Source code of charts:
________
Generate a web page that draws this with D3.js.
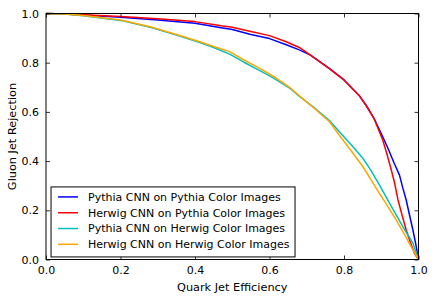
<!DOCTYPE html>
<html>
<head>
<meta charset="utf-8">
<script src="https://cdnjs.cloudflare.com/ajax/libs/d3/7.8.5/d3.min.js"></script>
<style>
	body { margin: 0; background: #fff; }
	svg text { font-family: "DejaVu Sans", sans-serif; fill: #000; }
</style>
</head>
<body>
<svg id="chart" width="436" height="301"></svg>
<script>
// ROC-ish curves
let pp_x = [0, 0.05, 0.1, 0.2, 0.3, 0.4, 0.47, 0.5, 0.55, 0.6, 0.645, 0.68, 0.71, 0.76, 0.8, 0.84, 0.86, 0.88, 0.904, 0.92, 0.935, 0.949, 0.958, 0.967, 0.976, 0.985, 0.993, 1.0];
let pp_y = [1, 0.998, 0.994, 0.985, 0.974, 0.96, 0.942, 0.935, 0.915, 0.898, 0.873, 0.852, 0.831, 0.777, 0.73, 0.668, 0.625, 0.575, 0.499, 0.445, 0.39, 0.343, 0.29, 0.242, 0.18, 0.12, 0.06, 0];

let hp_x = [0, 0.05, 0.1, 0.2, 0.3, 0.4, 0.47, 0.5, 0.55, 0.6, 0.645, 0.68, 0.71, 0.76, 0.8, 0.84, 0.86, 0.88, 0.904, 0.915, 0.927, 0.936, 0.945, 0.956, 0.967, 0.978, 0.989, 1.0];
let hp_y = [1, 0.998, 0.995, 0.988, 0.979, 0.967, 0.95, 0.944, 0.927, 0.91, 0.885, 0.862, 0.831, 0.777, 0.73, 0.668, 0.625, 0.575, 0.486, 0.43, 0.364, 0.31, 0.242, 0.18, 0.12, 0.07, 0.025, 0];

let ph_x = [0, 0.05, 0.1, 0.2, 0.28, 0.35, 0.413, 0.45, 0.493, 0.53, 0.574, 0.61, 0.654, 0.681, 0.72, 0.761, 0.79, 0.824, 0.851, 0.873, 0.895, 0.918, 0.94, 0.963, 0.985, 1.0];
let ph_y = [1, 0.998, 0.991, 0.972, 0.944, 0.912, 0.882, 0.862, 0.835, 0.803, 0.768, 0.738, 0.697, 0.662, 0.617, 0.565, 0.515, 0.458, 0.411, 0.36, 0.303, 0.24, 0.181, 0.12, 0.066, 0];

let hh_x = [0, 0.05, 0.1, 0.2, 0.28, 0.35, 0.413, 0.45, 0.493, 0.53, 0.574, 0.61, 0.654, 0.681, 0.72, 0.761, 0.79, 0.815, 0.851, 0.873, 0.895, 0.918, 0.94, 0.963, 0.985, 1.0];
let hh_y = [1, 0.998, 0.992, 0.974, 0.946, 0.915, 0.885, 0.866, 0.845, 0.812, 0.777, 0.745, 0.700, 0.664, 0.615, 0.560, 0.50, 0.45, 0.377, 0.323, 0.269, 0.215, 0.161, 0.10, 0.039, 0];

let series_names = ["Pythia CNN on Pythia Color Images", "Herwig CNN on Pythia Color Images", "Pythia CNN on Herwig Color Images", "Herwig CNN on Herwig Color Images"];
let series_colors = ["#0000ff", "#ff0000", "#00bfbf", "#ffa500"];
let series_x = [pp_x, hp_x, ph_x, hh_x];
let series_y = [pp_y, hp_y, ph_y, hh_y];

let tick_vals = [0, 0.2, 0.4, 0.6, 0.8, 1.0];

let margin = {left: 46, right: 17.5, top: 13.5, bottom: 41.5};
let width = 436 - margin.left - margin.right;
let height = 301 - margin.top - margin.bottom;

let svg = d3.select("#chart");
let g = svg.append("g")
	.attr("transform", `translate(${margin.left},${margin.top})`);

let x = d3.scaleLinear().domain([0, 1]).range([0, width]);
let y = d3.scaleLinear().domain([0, 1]).range([height, 0]);

// curves
let line = d3.line()
	.x(d => x(d[0]))
	.y(d => y(d[1]));

series_x.forEach((xs, i) => {
	let pts = xs.map((v, j) => [v, series_y[i][j]]);
	g.append("path")
		.datum(pts)
		.attr("d", line)
		.attr("fill", "none")
		.attr("stroke", series_colors[i])
		.attr("stroke-width", 1.5)
		.attr("stroke-linejoin", "round");
});

// axes with inward ticks, like classic matplotlib
function style_axis(sel) {
	sel.select(".domain").remove();
	sel.selectAll(".tick line").attr("stroke", "#000").attr("stroke-width", 0.8);
	sel.selectAll(".tick text").style("font-size", "11px");
}

g.append("g")
	.attr("transform", `translate(0,${height})`)
	.call(d3.axisBottom(x).tickValues(tick_vals).tickFormat(d3.format(".1f")).tickSizeInner(-4).tickPadding(7))
	.call(style_axis);

g.append("g")
	.call(d3.axisLeft(y).tickValues(tick_vals).tickFormat(d3.format(".1f")).tickSizeInner(-4).tickPadding(7))
	.call(style_axis);

g.append("g")
	.call(d3.axisTop(x).tickValues(tick_vals).tickFormat("").tickSizeInner(-4))
	.call(style_axis);

g.append("g")
	.attr("transform", `translate(${width},0)`)
	.call(d3.axisRight(y).tickValues(tick_vals).tickFormat("").tickSizeInner(-4))
	.call(style_axis);

// frame
g.append("rect")
	.attr("width", width)
	.attr("height", height)
	.attr("fill", "none")
	.attr("stroke", "#000")
	.attr("stroke-width", 1);

// axis labels
svg.append("text")
	.attr("x", margin.left + width / 2)
	.attr("y", 291)
	.attr("text-anchor", "middle")
	.style("font-size", "11.3px")
	.text("Quark Jet Efficiency");

svg.append("text")
	.attr("transform", `translate(16,${margin.top + height / 2}) rotate(-90)`)
	.attr("text-anchor", "middle")
	.style("font-size", "11.3px")
	.text("Gluon Jet Rejection");

// legend
let legend = g.append("g")
	.attr("transform", `translate(${x(0.0135)},${y(0.295)})`);

legend.append("rect")
	.attr("width", 244)
	.attr("height", 70)
	.attr("fill", "#fff")
	.attr("stroke", "#000")
	.attr("stroke-width", 1);

series_names.forEach((name, i) => {
	let row = legend.append("g")
		.attr("transform", `translate(0,${10 + i * 15.8})`);
	row.append("line")
		.attr("x1", 7)
		.attr("x2", 27)
		.attr("stroke", series_colors[i])
		.attr("stroke-width", 1.5);
	row.append("text")
		.attr("x", 37)
		.attr("dy", "0.35em")
		.style("font-size", "11px")
		.text(name);
});
</script>
</body>
</html>
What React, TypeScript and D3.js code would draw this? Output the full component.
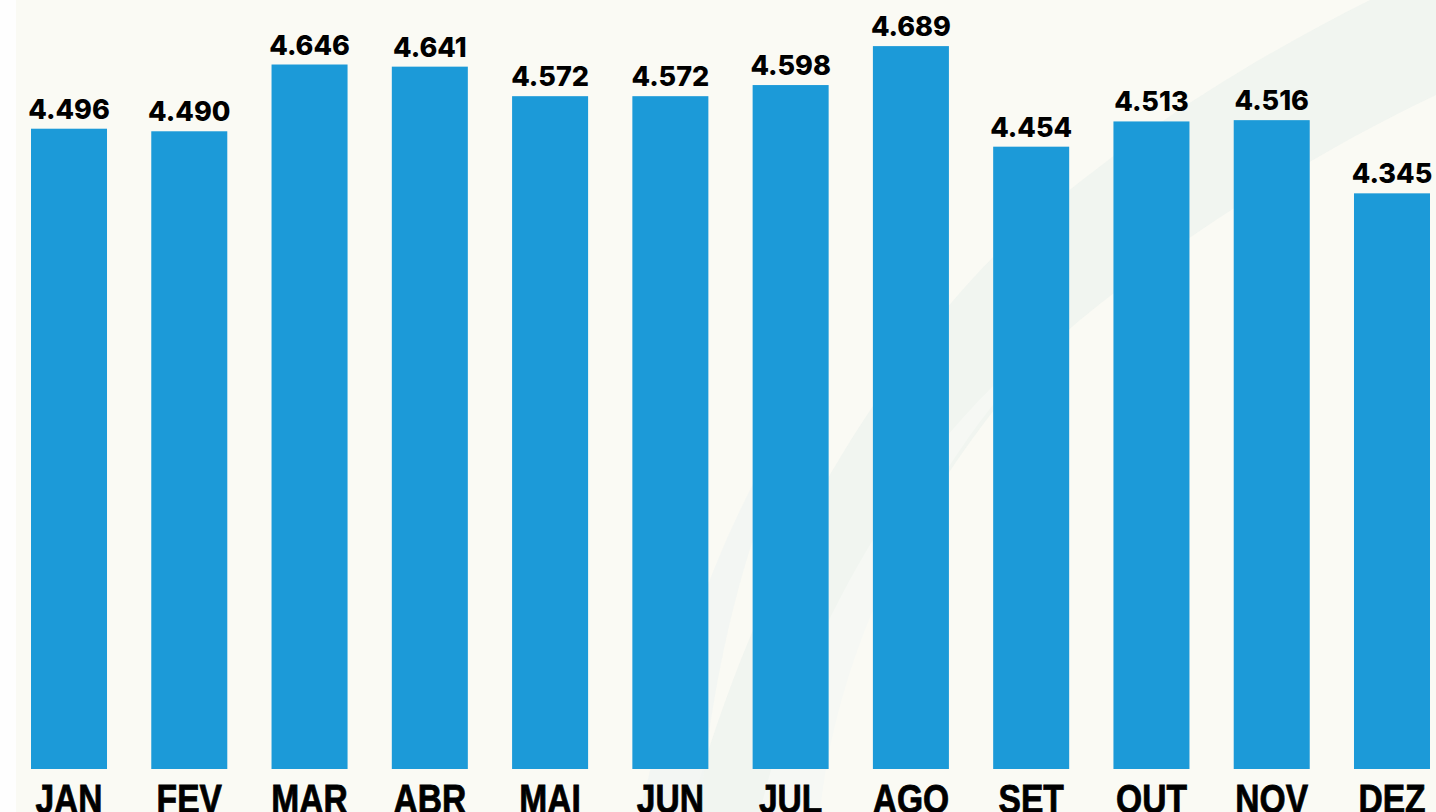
import React from "react";
import * as d3 from "d3";

const months = ["JAN", "FEV", "MAR", "ABR", "MAI", "JUN", "JUL", "AGO", "SET", "OUT", "NOV", "DEZ"];
const values = [4.496, 4.49, 4.646, 4.641, 4.572, 4.572, 4.598, 4.689, 4.454, 4.513, 4.516, 4.345];
const valueLabels = ["4.496", "4.490", "4.646", "4.641", "4.572", "4.572", "4.598", "4.689", "4.454", "4.513", "4.516", "4.345"];

const W = 1436;
const H = 812;

export default function App() {
  const x = d3.scaleBand<string>().domain(months).range([31, 1430]).paddingInner(0.368).paddingOuter(0);
  const y = d3.scaleLinear().domain([3, 5]).range([769, -87]);

  return (
    <svg width={W} height={H} style={{ position: "fixed", left: 0, top: 0, display: "block" }}>
      <rect x={0} y={0} width={W} height={H} fill="#fafaf4" />
      <rect x={0} y={0} width={16} height={H} fill="#fefefe" />
      <path
        d="M 1370 0 C 1250 60 1120 140 1000 250 C 880 370 760 560 690 812 L 790 812 C 850 620 960 420 1080 320 C 1190 230 1320 150 1436 95 L 1436 0 Z"
        fill="#eef3ef"
        opacity={0.85}
      />
      <path
        d="M 760 812 C 800 640 900 470 1010 370 L 1050 340 C 950 440 840 620 820 812 Z"
        fill="#f6f8f4"
      />
      <path
        d="M 640 812 C 680 640 740 470 830 370 C 760 480 715 640 700 812 Z"
        fill="#f1f5f2"
        opacity={0.8}
      />
      {months.map((m, i) => {
        const bx = x(m)!;
        const bw = x.bandwidth();
        const top = y(values[i]);
        return (
          <g key={m}>
            <rect x={bx} y={top} width={bw} height={y(3) - top} fill="#1c9ad8" />
            <text
              x={bx + bw / 2}
              y={top - 10}
              textAnchor="middle"
              fontFamily="Inter, 'Noto Sans', sans-serif"
              fontWeight={800}
              fontSize={27}
              fill="#000"
            >
              {valueLabels[i]}
            </text>
            <text
              transform={`translate(${bx + bw / 2},813) scale(0.84,1)`}
              textAnchor="middle"
              fontFamily="'Liberation Sans', Arial, sans-serif"
              fontWeight={700}
              fontSize={40}
              fill="#000"
              stroke="#000"
              strokeWidth={0.8}
            >
              {m}
            </text>
          </g>
        );
      })}
    </svg>
  );
}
________
▶ [EXERCISE GOAL] Reproduce exactly the lines above starting at the line containing "What React, TypeScript" and ending at the line containing "const y = d3.scaleLinear().domain([3, 5]).range([769, -87]);", including both, but not the pictures.

▶ [SOLVED EXERCISE]
What React, TypeScript and D3.js code would draw this? Output the full component.
import React from "react";
import * as d3 from "d3";

const months = ["JAN", "FEV", "MAR", "ABR", "MAI", "JUN", "JUL", "AGO", "SET", "OUT", "NOV", "DEZ"];
const values = [4.496, 4.49, 4.646, 4.641, 4.572, 4.572, 4.598, 4.689, 4.454, 4.513, 4.516, 4.345];
const valueLabels = ["4.496", "4.490", "4.646", "4.641", "4.572", "4.572", "4.598", "4.689", "4.454", "4.513", "4.516", "4.345"];

const W = 1436;
const H = 812;

export default function App() {
  const x = d3.scaleBand<string>().domain(months).range([31, 1430]).paddingInner(0.368).paddingOuter(0);
  const y = d3.scaleLinear().domain([3, 5]).range([769, -87]);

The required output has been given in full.